A growing body of research has linked the communities of microbes that reside in our guts to our health, emotions and moods. For example, people who lack certain types of gut bacteria seem to face a higher risk of depression or anxiety.
It isn’t entirely clear if the bacteria cause these changes or if the microbial community alters as a result of behaviour, but there are some signs that altering the make-up of the microbiome can influence one’s mood. For example, faecal transplants from people with depression to rats seem to induce depressive behaviour in the rodents, and people with depression treated with faecal transplants have had their symptoms improved in preliminary trials.
To shed more light on how the gut microbiome may be linked to temperament, Anna Aatsinki at the University of Turku in Finland and her colleagues transplanted faeces from toddlers to young rats.
First, the team evaluated the personalities of 27 2.5-year-old toddlers using a standard temperament assessment and an exercise in which children were invited to play with a bubble gun.
“We couldn’t really study things like anxiety disorder in 2-year-olds, but we thought there might be behaviour differences we could look at; if they are, for instance, behaviourally inhibited versus very outgoing and extroverted,” says Aatsinki.
Based on these assessments, the researchers judged 10 of the toddlers as exuberant, and eight as inhibited and introverted. From these groups, they selected four exuberant and four inhibited toddlers – half boys, half girls – and collected samples of their faeces.
Faecal samples with added glycerol or control samples of glycerol were transferred to 53 rats aged 22 or 23 days old, which had already had their bowels cleansed.
Aatsinki and her colleagues then put the rats through a series of behavioural tests in different situations. They found that rats with microbiomes from toddlers with high exuberance traits showed more exploratory behaviour than rats with a control transplant or rats receiving faeces from inhibited toddlers.
To explore how gut microbes might exert their influence on the brain, the researchers also analysed brain tissue from the rats, looking for changes in gene activity. This showed that rats given transplants from inhibited toddlers had less activity in neurons that produce dopamine, a brain chemical linked to reward for risk-taking behaviour.

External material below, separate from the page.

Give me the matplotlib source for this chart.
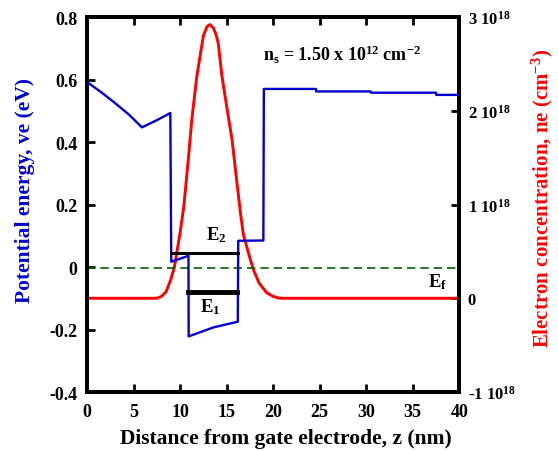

“This study beautifully shows how the gut microbiome in early life may help shape behavioural tendencies,” says Schellekens. “By transferring microbiota from children to rodents, the researchers create a rare translational link between microbes, human temperament and brain function.”
This points to a gut–brain route that influences curiosity, reward and motivation via the dopamine system, says Schellekens.
The influence shouldn’t be overstated though, says Aatsinki. “Overall, adults’ temperament traits are relatively strongly correlated with genetics, but environmental factors, potentially including the microbiome, could influence the variance of some behaviours.”
Whether the microbes are behind behaviour differences in the children is still an open question, adds Aatsinki. It could also be that children who develop exuberant phenotypes interact with their environment and new foods differently, and so develop a different microbiome, she says.